For direct comparison with our PINN, we trained and tested our FPINN model on the same three different scenarios. In all three cases, the learning rate was held constant at 5e-4. Note that simulation 3 for the FPINN was trained over 3000 epochs versus the 2000 epochs trained for simulation 3 for the PINN.

Simulation	num_sample_points	border_coordinates	temp_range	epochs	k
1	2000	[-1,1]	[-1,1]	3000	1
2	2000	[-1,1]	[-1,1]	2000	2
3	8000	[-5,5]	[-3,3]	3000	2

The train and test results from simulation 1 are below:

Just as with the PINN implementation for simulation 1, we see a similar level and rate of convergence in the top plot, which shows the validation loss over the 3000 epochs of training for our FPINN. The bottom plot again depicts the final state of the hot plate system, which captures the expected radiant heat dynamics, and is consistent with the PINN model output.

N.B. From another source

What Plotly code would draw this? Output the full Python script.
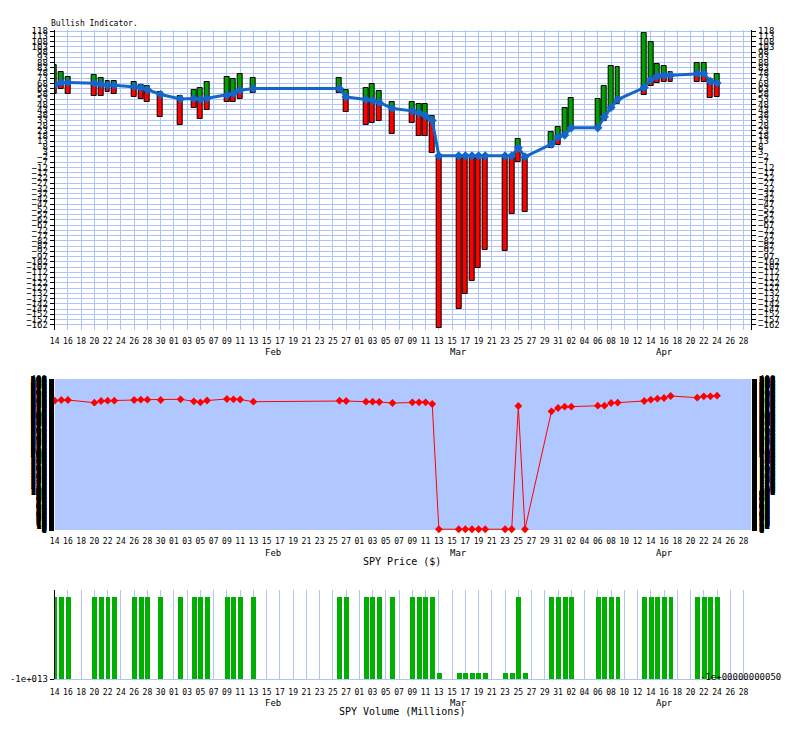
import plotly.graph_objects as go

# trading days shared by the three panels
days = [
    "2021-01-14", "2021-01-15", "2021-01-16", "2021-01-20", "2021-01-21", "2021-01-22",
    "2021-01-23", "2021-01-26", "2021-01-27", "2021-01-28", "2021-01-30",
    "2021-02-02", "2021-02-04", "2021-02-05", "2021-02-06", "2021-02-09", "2021-02-10",
    "2021-02-11", "2021-02-13", "2021-02-26", "2021-02-27",
    "2021-03-02", "2021-03-03", "2021-03-04", "2021-03-06", "2021-03-09", "2021-03-10",
    "2021-03-11", "2021-03-12", "2021-03-13", "2021-03-16", "2021-03-17", "2021-03-18",
    "2021-03-19", "2021-03-20", "2021-03-23", "2021-03-24", "2021-03-25", "2021-03-26",
    "2021-03-30", "2021-03-31",
    "2021-04-01", "2021-04-02", "2021-04-06", "2021-04-07", "2021-04-08", "2021-04-09",
    "2021-04-13", "2021-04-14", "2021-04-15", "2021-04-16", "2021-04-17", "2021-04-21",
    "2021-04-22", "2021-04-23", "2021-04-24",
]

# bullish indicator: line value, top of green part, bottom of red part
ind_line = [
    66.3, 68.9, 68.9, 68.2, 67.3, 66.3, 66.3, 65.1, 64.1, 62.2, 57.5,
    53.3, 53.7, 52.7, 53.7, 56.8, 58.4, 61.6, 63.2, 63.2, 55.2,
    52.7, 51.8, 49.9, 44.2, 41.9, 40.0, 37.1, 32.7, -1, -1, -1, -1, -1, -1, -1, -1, 6.7, -1.9, 10.2, 17.1,
    18.8, 25.7, 25.7, 36.2, 45.1, 52.7, 64.1, 71.7, 75.2, 75.6, 75.8, 77.5, 77.5, 70.1, 68.5,
]
ind_high = [
    86.0, 79.4, 74.6, 76.5, 73.7, 70.8, 70.8, 69.9, 67.0, 66.0, 60.3,
    56.5, 62.2, 64.1, 69.9, 74.6, 72.7, 77.5, 73.7, 73.7, 62.2,
    64.1, 67.9, 61.3, 50.8, 50.8, 48.9, 48.0, 36.6, -1, -1, -1, -1, -1, -1, -1, -1, 14.9, -1.9, 21.3, 26.1,
    45.1, 54.6, 53.7, 66.0, 85.1, 84.1, 116.5, 107.9, 87.0, 85.1, 79.4, 87.9, 87.9, 72.7, 77.5,
]
ind_low = [
    58.4, 63.2, 58.4, 56.5, 56.5, 60.3, 58.4, 55.6, 53.7, 50.8, 35.6,
    28.9, 45.1, 34.6, 43.2, 50.5, 49.9, 53.7, 59.4, 59.4, 41.0,
    28.9, 30.8, 32.7, 19.4, 30.8, 17.5, 17.5, 1.3, -165, -147.1, -132.8, -120.4, -108.1, -91.0, -91.9, -56.7,
    -7.2, -54.8, 6.1, 9.6,
    18.8, 25.7, 25.7, 31.8, 43.2, 48.0, 57.5, 66.0, 68.9, 69.9, 69.9, 69.9, 69.9, 54.6, 55.6,
]

# SPY price ($)
price = [
    342.5, 344.4, 344.4, 337.2, 341.7, 342.5, 342.5, 344.4, 345.2, 345.2, 344.4,
    346.2, 340.9, 338.3, 343.0, 347.0, 346.2, 345.7, 339.9, 342.5, 341.7,
    339.9, 339.9, 339.1, 336.4, 338.3, 338.3, 338.3, 333.8, 2, 2, 2, 2, 2, 2, 2, 2, 328.5, 2, 314.4, 323.2,
    326.6, 326.6, 329.3, 329.3, 336.4, 337.2, 341.7, 345.2, 347.8, 349.7, 355.0, 350.5, 354.2, 354.2, 355.8,
]

# SPY volume (millions)
volume = [
    91.7, 91.7, 91.7, 91.7, 91.7, 91.7, 91.7, 91.7, 91.7, 91.7, 91.7,
    91.7, 91.7, 91.7, 91.7, 91.7, 91.7, 91.7, 91.7, 91.7, 91.7,
    91.7, 91.7, 91.7, 91.7, 91.7, 91.7, 91.7, 91.7, 6.7, 6.7, 6.7, 6.7, 6.7, 6.7, 6.7, 6.7, 91.7, 6.7, 91.7, 91.7,
    91.7, 91.7, 91.7, 91.7, 91.7, 91.7, 91.7, 91.7, 91.7, 91.7, 91.7, 91.7, 91.7, 91.7, 91.7,
]

months = ["Feb", "Mar", "Apr"]
month_pos = ["2021-02-16", "2021-03-16", "2021-04-16"]
ind_ticks = list(range(-162, 119, 5))

MONO = "DejaVu Sans Mono"
GRID = "#b0c4f8"
DAY = 86400000
W, H = 793, 729

green_h = [h - l if h - l > 0 else None for h, l in zip(ind_high, ind_line)]
red_h = [l - lo if l - lo > 0 else None for l, lo in zip(ind_line, ind_low)]

fig = go.Figure()

# top panel
fig.add_trace(go.Bar(x=days, y=green_h, base=ind_line, width=0.75 * DAY,
                     marker=dict(color="#00a000", line=dict(color="black", width=1)),
                     xaxis="x", yaxis="y"))
fig.add_trace(go.Bar(x=days, y=red_h, base=ind_low, width=0.75 * DAY,
                     marker=dict(color="#ff0000", line=dict(color="black", width=1)),
                     xaxis="x", yaxis="y"))
fig.add_trace(go.Scatter(x=days, y=ind_line, mode="lines+markers",
                         line=dict(color="#1467c8", width=3),
                         marker=dict(symbol="diamond", size=7, color="#1467c8"),
                         xaxis="x", yaxis="y"))
fig.add_trace(go.Scatter(x=days[:1], y=[None], xaxis="x", yaxis="y2", hoverinfo="skip"))

# middle panel
fig.add_trace(go.Scatter(x=days, y=price, mode="lines+markers", cliponaxis=False,
                         line=dict(color="#ff0000", width=1),
                         marker=dict(symbol="diamond", size=6, color="#ff0000"),
                         xaxis="x2", yaxis="y3"))
fig.add_trace(go.Scatter(x=days[:1], y=[None], xaxis="x2", yaxis="y4", hoverinfo="skip"))

# bottom panel
fig.add_trace(go.Bar(x=days, y=volume, width=0.75 * DAY, marker=dict(color="#00b000", line=dict(width=0)),
                     xaxis="x3", yaxis="y5"))


def px_dom(top, bottom):
    return [1 - bottom / H, 1 - top / H]


xdom = [50 / W, 751 / W]
xrange_ = ["2021-01-14", "2021-04-29 04:00"]
xcommon = dict(domain=xdom, type="date", range=xrange_, tickmode="linear", tick0="2021-01-14",
               dtick=2 * DAY, tickformat="%d", ticks="", ticklabelstandoff=5, showline=False,
               zeroline=False, tickfont=dict(family=MONO, size=8, color="black"), fixedrange=True)
ytop = dict(range=[-167, 119], tickmode="array", tickvals=ind_ticks, ticks="outside", ticklen=4,
            tickcolor="black", showline=True, linecolor="black", linewidth=1, zeroline=False,
            tickfont=dict(family=MONO, size=9, color="black"), automargin=False)
yprice = dict(range=[0, 400], tickmode="linear", tick0=0, dtick=1, ticks="outside", ticklen=5,
              tickcolor="black", showline=False, showgrid=False, zeroline=False,
              tickfont=dict(family=MONO, size=9, color="black"), automargin=False)

fig.update_layout(
    width=W, height=H, margin=dict(l=0, r=0, t=0, b=0),
    paper_bgcolor="white", plot_bgcolor="white", showlegend=False, bargap=0, barmode="overlay",
    xaxis=dict(xcommon, anchor="y", showgrid=True, gridcolor=GRID, gridwidth=1),
    yaxis=dict(ytop, domain=px_dom(30, 330), anchor="x", side="left", showgrid=True, gridcolor=GRID),
    yaxis2=dict(ytop, anchor="x", overlaying="y", side="right", showgrid=False),
    xaxis2=dict(xcommon, anchor="y3", showgrid=False),
    yaxis3=dict(yprice, domain=px_dom(379, 530), anchor="x2", side="left"),
    yaxis4=dict(yprice, anchor="x2", overlaying="y3", side="right"),
    xaxis3=dict(xcommon, anchor="y5", showgrid=True, gridcolor=GRID, showline=True, linecolor=GRID),
    yaxis5=dict(domain=px_dom(590, 679), anchor="x3", range=[0, 100], tickmode="array", tickvals=[0],
                ticktext=["-1e+013"], ticks="outside", ticklen=4, tickcolor="black", showline=True,
                linecolor="black", showgrid=False, zeroline=False,
                tickfont=dict(family=MONO, size=9, color="black"), automargin=False),
)

fig.add_shape(type="rect", xref="x2 domain", yref="y3 domain", x0=0, x1=1, y0=0, y1=1,
              fillcolor="#b0c8ff", line=dict(width=0), layer="below")


def label(x, ypx, text, size=9, xref="paper", xanchor="center"):
    fig.add_annotation(x=x, y=1 - ypx / H, xref=xref, yref="paper", text=text, showarrow=False,
                       xanchor=xanchor, yanchor="middle",
                       font=dict(family=MONO, size=size, color="black"))


for m, pos in zip(months, month_pos):
    for xr, ypx in (("x", 352), ("x2", 552.5), ("x3", 703)):
        label(pos, ypx, m, xref=xr)

label(44 / W, 24, "Bullish Indicator.", size=8, xanchor="left")
label(400 / W, 561, "SPY Price ($)", size=10)
label(400 / W, 711, "SPY Volume (Millions)", size=10)
label(697 / W, 677, "-1e+00000000050", xanchor="left")

fig.write_html("out.html", config={"displayModeBar": False},
               post_script="document.body.style.margin='0';")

The train and test results from simulation 2 are below:

Again, the validation loss converges, after a slight plateau for the first several hundred epochs. While this could look like convergence if we did not train past 500 epochs, this suggests that in this region we had not yet fit our model fully. Thus, it was important that we continued to expand the number of training epochs to where we steady decline as shown in the plot above. Again, the final state is consistent with the Helmholtz system and mirror the output of the PINN on scenario 2.

The train and test results from simulation 3 are below:

The valiation loss converges after demonstrating a slight plateau effect, much as occurred in simulation 2. Yet again, we trained past this plateau to the full 3000 epochs as set in our testing strategy. The system appears to reach a more consistent state than our PINN for simulation 3. We see there is a more progressive gradient in “heat” over the plate, and there are no significant oscillatory effects as with the PINN. This suggests that the FPINN can more accurately capture and interpret the high-frequency dynamics of the Helmholtz equation.

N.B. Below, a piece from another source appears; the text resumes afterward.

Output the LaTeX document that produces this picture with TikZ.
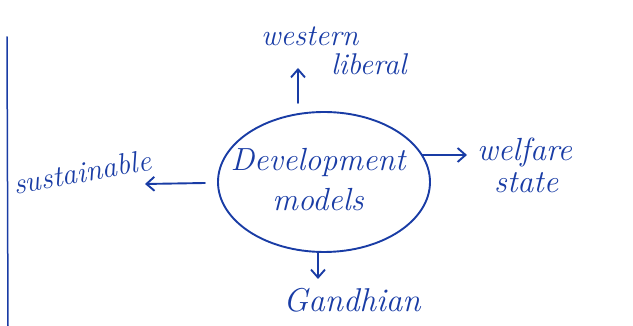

While suffering from the same initial conditions limitation as the PINN, the FPINN appears to perform well at capturing and representing high-frequency system dynamics. In the Helmholtz equation model, it accurately captures and “smoothes” out the high-frequency terms in the system which arise from the squared constant in the equation. Again, the FPINN is trained dependent on initial conditions and would need to be retrained for structurally-different initial conditions, but the emphasis of high-frequency components in the model allows us to achieve consistently competitive results despite a smaller architecture.

FNO

For our FNO implementation, we trained and tested a single scenario over 3000 epochs.

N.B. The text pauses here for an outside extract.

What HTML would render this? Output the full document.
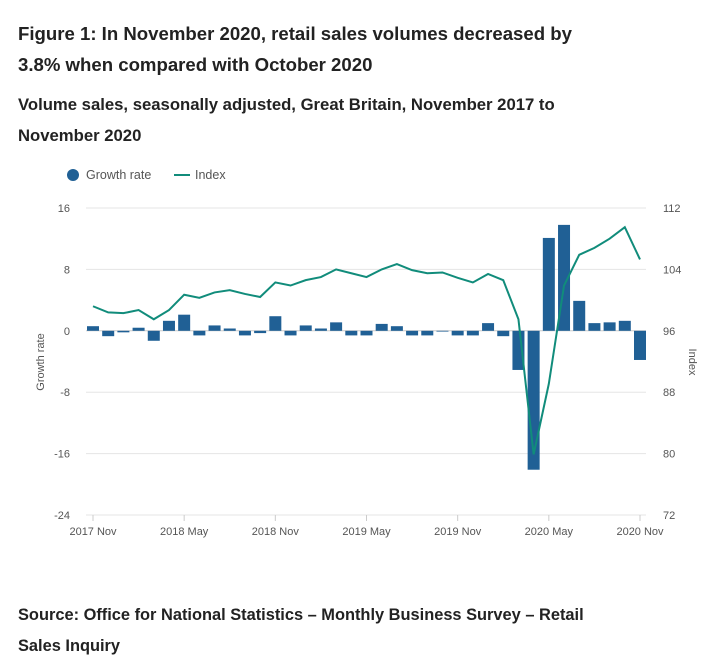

The train and test results from this simulation are below:

Training is yet again stable, and converges after approximately the first 1000 epochs. Importantly, the input for this simulation is effectively arbitrary, meaning the model has no knowledge of initial conditions. This is demonstrated in the second plot above, which shows the variable heating on each edge of the hot plate. Unlike the PINN and FPINN, this model effectively captures the total system dynamics of the heat equation, not just the system dynamics of a specific scenario and initial condition to the heat equation. We can see that in the final plot above, we have heat distributed evenly across the plate, with a gradient proportional to each edge’s initial temperature.

Due to the more general nature of the model, it also exhibits a property known as mesh invariance. If every pixel covers some 2d region of the plane, the representative field of each pixel changes as we scale our plot up or down. For example in a \((64 \times 64)\) plane, each pixel covers “more” than a more granular \((128 \times 128)\) plane. Because of the FNO’s ability to handle arbitrary initial conditions, it is robust to this mesh invariance as well. No matter the granularity of the pixels that are sampling and representing the underlying continuous system, the model will disperse correctly and apply the dynamics of learned differential equation.

This model succeeds at combining the strengths of both previous models, while additionally being robust to changing initial conditions. This is especially important for real-world applications, as initial conditions will change wildly in most experimental and applied settings.

Conclusions

While all models have their strengths and weaknesses, the three models differ largely in their complexity, ability to capture high-frequency dynamics, and robustness to initial system conditions. The PINN is a simple model, but is not particularly strong at capturing high-frequency system dynamics, and is fully dependent on system initial conditions. The FPINN is similarly simple and dependent on initial conditions, but can capture high-frequency dynamics very well. Finally the FNO, though complex, is the most generalizable, allowing it to capture high-frequency dynamics and be robust to system initial conditions. Thus, if enough compute resources are available, we suggest that the Fourier Neural Operator model is the most for learning the dynamics of partial differential equations. Although it can be difficult to train, its generalizability with continued focus on frequency-domain learning, allows it to most accurately, and most consistently, model differential equations.

DSP Topics

To achieve the results above, we had to rely heavily on several key topics from class. We employed principles of the Fourier transform and multiple basis representation for both the FPINN and FNO. We used these in a particularly applied context as we used torch.fft.fft and torch.fft.ifft to perform Fast Fourier Transforms as discussed in class. This was necessary to allow our model to quickly train and test in both spatial and frequency domains. Additionally, we also used and built upon the core principles of machine learning that we learned in class. The foundations of MLPs, neural networks, activation functions, and more were a central part of this work.

We used several tools from beyond class. For example, we learned and used PyTorch to create our machine learning models. We also learned about interesting system properties that, while much like those for signals, are more particular to machine learning for partial differential equations such as mesh invariance, initial condition invariance, and the Universal Approximation Theorem.